# PROVIDED DATA
-- Start --

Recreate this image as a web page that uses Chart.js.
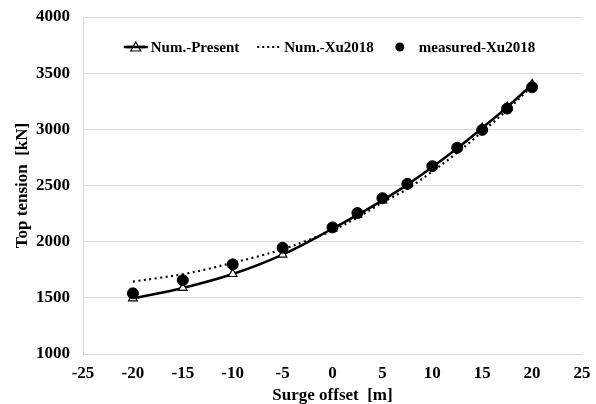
<!DOCTYPE html>
<html>
<head>
<meta charset="utf-8">
<script src="https://cdn.jsdelivr.net/npm/chart.js@4/dist/chart.umd.min.js"></script>
<style>
  html, body { margin: 0; padding: 0; background: #fff; }
  #wrap { width: 596px; height: 404px; }
</style>
</head>
<body>
<div id="wrap"><canvas id="c" width="596" height="404"></canvas></div>
<script>
// Surge offset [m] at which tensions are given
const offsets = [-20, -15, -10, -5, 0, 2.5, 5, 7.5, 10, 12.5, 15, 17.5, 20];
// Top tension [kN], present numerical model
const presentTension = [1495, 1588, 1712, 1885, 2115, 2238, 2368, 2508, 2665, 2832, 3012, 3198, 3400];
// Top tension [kN], measured (Xu 2018)
const measuredTension = [1540, 1657, 1798, 1946, 2127, 2255, 2387, 2515, 2672, 2836, 2995, 3185, 3375];
// Top tension [kN], numerical (Xu 2018)
const xuOffsets = [-20, -17.5, -15, -12.5, -10, -7.5, -5, -2.5, 0, 2.5, 5, 7.5, 10, 12.5, 15, 17.5, 20];
const xuTension = [1645, 1676, 1710, 1757, 1812, 1868, 1932, 2012, 2100, 2215, 2348, 2470, 2625, 2792, 2978, 3172, 3385];

const xTicks = [-25, -20, -15, -10, -5, 0, 5, 10, 15, 20, 25];
const yTicks = [1000, 1500, 2000, 2500, 3000, 3500, 4000];

const seriesNames = ['Num.-Present', 'Num.-Xu2018', 'measured-Xu2018'];

const FONT = '"Liberation Serif", "Times New Roman", serif';

const pts = (xs, ys) => xs.map((x, i) => ({ x, y: ys[i] }));

// legend drawn inside the plot area, with line+marker symbols
const innerLegend = {
  id: 'innerLegend',
  afterDraw(chart) {
    const { ctx, chartArea } = chart;
    ctx.save();
    ctx.font = 'bold 15px ' + FONT;
    ctx.textBaseline = 'middle';
    ctx.fillStyle = '#000';
    const sym = 24, gap = 3, itemGap = 18;
    const widths = seriesNames.map(n => sym + gap + ctx.measureText(n).width);
    const total = widths.reduce((a, b) => a + b, 0) + itemGap * (widths.length - 1);
    let x = (chartArea.left + chartArea.right) / 2 - total / 2 - 3;
    const y = chartArea.top + 30;
    seriesNames.forEach((name, i) => {
      ctx.strokeStyle = '#000';
      ctx.setLineDash([]);
      if (i === 0) {
        ctx.lineWidth = 2.5;
        ctx.beginPath(); ctx.moveTo(x, y); ctx.lineTo(x + sym, y); ctx.stroke();
        ctx.lineWidth = 1.2;
        ctx.fillStyle = '#fff';
        ctx.beginPath();
        ctx.moveTo(x + sym / 2, y - 5);
        ctx.lineTo(x + sym / 2 + 5, y + 4);
        ctx.lineTo(x + sym / 2 - 5, y + 4);
        ctx.closePath(); ctx.fill(); ctx.stroke();
        ctx.beginPath(); ctx.moveTo(x + 3, y); ctx.lineTo(x + sym - 3, y); ctx.lineWidth = 2.5; ctx.stroke();
      } else if (i === 1) {
        ctx.lineWidth = 2;
        ctx.setLineDash([2, 3]);
        ctx.beginPath(); ctx.moveTo(x, y); ctx.lineTo(x + sym, y); ctx.stroke();
        ctx.setLineDash([]);
      } else {
        ctx.fillStyle = '#000';
        ctx.beginPath(); ctx.arc(x + 8, y, 4.5, 0, Math.PI * 2); ctx.fill();
      }
      ctx.fillStyle = '#000';
      ctx.fillText(name, x + sym + gap, y + 1);
      x += widths[i] + itemGap;
    });
    ctx.restore();
  }
};

new Chart(document.getElementById('c'), {
  type: 'line',
  data: {
    datasets: [
      {
        label: seriesNames[0],
        data: pts(offsets, presentTension),
        borderColor: '#000',
        borderWidth: 2.5,
        tension: 0.35,
        pointStyle: 'triangle',
        pointRadius: 5,
        pointBackgroundColor: '#fff',
        pointBorderColor: '#000',
        pointBorderWidth: 1.2,
        order: 1
      },
      {
        label: seriesNames[1],
        data: pts(xuOffsets, xuTension),
        borderColor: '#000',
        borderWidth: 2.2,
        borderDash: [2, 3.5],
        tension: 0.35,
        pointRadius: 0,
        order: 2
      },
      {
        label: seriesNames[2],
        data: pts(offsets, measuredTension),
        showLine: false,
        pointStyle: 'circle',
        pointRadius: 5.5,
        pointBackgroundColor: '#000',
        pointBorderColor: '#000',
        order: 0
      }
    ]
  },
  options: {
    responsive: false,
    animation: false,
    devicePixelRatio: 1,
    layout: { padding: { left: 0, right: 14, top: 17, bottom: 0 } },
    plugins: {
      legend: { display: false },
      tooltip: { enabled: false }
    },
    scales: {
      x: {
        type: 'linear',
        min: -25, max: 25,
        afterBuildTicks: s => { s.ticks = xTicks.map(v => ({ value: v })); },
        afterFit: s => { s.height = 50; s.paddingLeft = 0; s.paddingRight = 0; },
        grid: { display: false, drawTicks: false },
        border: { display: false },
        ticks: { color: '#000', padding: 9, callback: v => String(v),
                 font: { family: FONT, size: 17, weight: 'bold' } },
        title: { display: true, text: 'Surge offset  [m]', color: '#000', padding: { top: 0, bottom: -2 },
                 font: { family: FONT, size: 17, weight: 'bold' } }
      },
      y: {
        min: 1000, max: 4000,
        afterBuildTicks: s => { s.ticks = yTicks.map(v => ({ value: v })); },
        afterFit: s => { s.width = 83; s.paddingTop = 0; s.paddingBottom = 0; },
        grid: { color: '#d9d9d9', lineWidth: 1, drawTicks: false },
        border: { display: true, color: '#d9d9d9' },
        ticks: { color: '#000', padding: 13, callback: v => String(v),
                 font: { family: FONT, size: 17, weight: 'bold' } },
        title: { display: true, text: 'Top tension  [kN]', color: '#000', padding: { top: 12, bottom: 0 },
                 font: { family: FONT, size: 17, weight: 'bold' } }
      }
    }
  },
  plugins: [innerLegend]
});
</script>
</body>
</html>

-- End --

# TASK TO CARRY OUT
Copy out the listing exactly as it stands, but not the pictures.

# RESULT OF THIS EXERCISE
Recreate this image as a web page that uses Chart.js.
<!DOCTYPE html>
<html>
<head>
<meta charset="utf-8">
<script src="https://cdn.jsdelivr.net/npm/chart.js@4/dist/chart.umd.min.js"></script>
<style>
  html, body { margin: 0; padding: 0; background: #fff; }
  #wrap { width: 596px; height: 404px; }
</style>
</head>
<body>
<div id="wrap"><canvas id="c" width="596" height="404"></canvas></div>
<script>
// Surge offset [m] at which tensions are given
const offsets = [-20, -15, -10, -5, 0, 2.5, 5, 7.5, 10, 12.5, 15, 17.5, 20];
// Top tension [kN], present numerical model
const presentTension = [1495, 1588, 1712, 1885, 2115, 2238, 2368, 2508, 2665, 2832, 3012, 3198, 3400];
// Top tension [kN], measured (Xu 2018)
const measuredTension = [1540, 1657, 1798, 1946, 2127, 2255, 2387, 2515, 2672, 2836, 2995, 3185, 3375];
// Top tension [kN], numerical (Xu 2018)
const xuOffsets = [-20, -17.5, -15, -12.5, -10, -7.5, -5, -2.5, 0, 2.5, 5, 7.5, 10, 12.5, 15, 17.5, 20];
const xuTension = [1645, 1676, 1710, 1757, 1812, 1868, 1932, 2012, 2100, 2215, 2348, 2470, 2625, 2792, 2978, 3172, 3385];

const xTicks = [-25, -20, -15, -10, -5, 0, 5, 10, 15, 20, 25];
const yTicks = [1000, 1500, 2000, 2500, 3000, 3500, 4000];

const seriesNames = ['Num.-Present', 'Num.-Xu2018', 'measured-Xu2018'];

const FONT = '"Liberation Serif", "Times New Roman", serif';

const pts = (xs, ys) => xs.map((x, i) => ({ x, y: ys[i] }));

// legend drawn inside the plot area, with line+marker symbols
const innerLegend = {
  id: 'innerLegend',
  afterDraw(chart) {
    const { ctx, chartArea } = chart;
    ctx.save();
    ctx.font = 'bold 15px ' + FONT;
    ctx.textBaseline = 'middle';
    ctx.fillStyle = '#000';
    const sym = 24, gap = 3, itemGap = 18;
    const widths = seriesNames.map(n => sym + gap + ctx.measureText(n).width);
    const total = widths.reduce((a, b) => a + b, 0) + itemGap * (widths.length - 1);
    let x = (chartArea.left + chartArea.right) / 2 - total / 2 - 3;
    const y = chartArea.top + 30;
    seriesNames.forEach((name, i) => {
      ctx.strokeStyle = '#000';
      ctx.setLineDash([]);
      if (i === 0) {
        ctx.lineWidth = 2.5;
        ctx.beginPath(); ctx.moveTo(x, y); ctx.lineTo(x + sym, y); ctx.stroke();
        ctx.lineWidth = 1.2;
        ctx.fillStyle = '#fff';
        ctx.beginPath();
        ctx.moveTo(x + sym / 2, y - 5);
        ctx.lineTo(x + sym / 2 + 5, y + 4);
        ctx.lineTo(x + sym / 2 - 5, y + 4);
        ctx.closePath(); ctx.fill(); ctx.stroke();
        ctx.beginPath(); ctx.moveTo(x + 3, y); ctx.lineTo(x + sym - 3, y); ctx.lineWidth = 2.5; ctx.stroke();
      } else if (i === 1) {
        ctx.lineWidth = 2;
        ctx.setLineDash([2, 3]);
        ctx.beginPath(); ctx.moveTo(x, y); ctx.lineTo(x + sym, y); ctx.stroke();
        ctx.setLineDash([]);
      } else {
        ctx.fillStyle = '#000';
        ctx.beginPath(); ctx.arc(x + 8, y, 4.5, 0, Math.PI * 2); ctx.fill();
      }
      ctx.fillStyle = '#000';
      ctx.fillText(name, x + sym + gap, y + 1);
      x += widths[i] + itemGap;
    });
    ctx.restore();
  }
};

new Chart(document.getElementById('c'), {
  type: 'line',
  data: {
    datasets: [
      {
        label: seriesNames[0],
        data: pts(offsets, presentTension),
        borderColor: '#000',
        borderWidth: 2.5,
        tension: 0.35,
        pointStyle: 'triangle',
        pointRadius: 5,
        pointBackgroundColor: '#fff',
        pointBorderColor: '#000',
        pointBorderWidth: 1.2,
        order: 1
      },
      {
        label: seriesNames[1],
        data: pts(xuOffsets, xuTension),
        borderColor: '#000',
        borderWidth: 2.2,
        borderDash: [2, 3.5],
        tension: 0.35,
        pointRadius: 0,
        order: 2
      },
      {
        label: seriesNames[2],
        data: pts(offsets, measuredTension),
        showLine: false,
        pointStyle: 'circle',
        pointRadius: 5.5,
        pointBackgroundColor: '#000',
        pointBorderColor: '#000',
        order: 0
      }
    ]
  },
  options: {
    responsive: false,
    animation: false,
    devicePixelRatio: 1,
    layout: { padding: { left: 0, right: 14, top: 17, bottom: 0 } },
    plugins: {
      legend: { display: false },
      tooltip: { enabled: false }
    },
    scales: {
      x: {
        type: 'linear',
        min: -25, max: 25,
        afterBuildTicks: s => { s.ticks = xTicks.map(v => ({ value: v })); },
        afterFit: s => { s.height = 50; s.paddingLeft = 0; s.paddingRight = 0; },
        grid: { display: false, drawTicks: false },
        border: { display: false },
        ticks: { color: '#000', padding: 9, callback: v => String(v),
                 font: { family: FONT, size: 17, weight: 'bold' } },
        title: { display: true, text: 'Surge offset  [m]', color: '#000', padding: { top: 0, bottom: -2 },
                 font: { family: FONT, size: 17, weight: 'bold' } }
      },
      y: {
        min: 1000, max: 4000,
        afterBuildTicks: s => { s.ticks = yTicks.map(v => ({ value: v })); },
        afterFit: s => { s.width = 83; s.paddingTop = 0; s.paddingBottom = 0; },
        grid: { color: '#d9d9d9', lineWidth: 1, drawTicks: false },
        border: { display: true, color: '#d9d9d9' },
        ticks: { color: '#000', padding: 13, callback: v => String(v),
                 font: { family: FONT, size: 17, weight: 'bold' } },
        title: { display: true, text: 'Top tension  [kN]', color: '#000', padding: { top: 12, bottom: 0 },
                 font: { family: FONT, size: 17, weight: 'bold' } }
      }
    }
  },
  plugins: [innerLegend]
});
</script>
</body>
</html>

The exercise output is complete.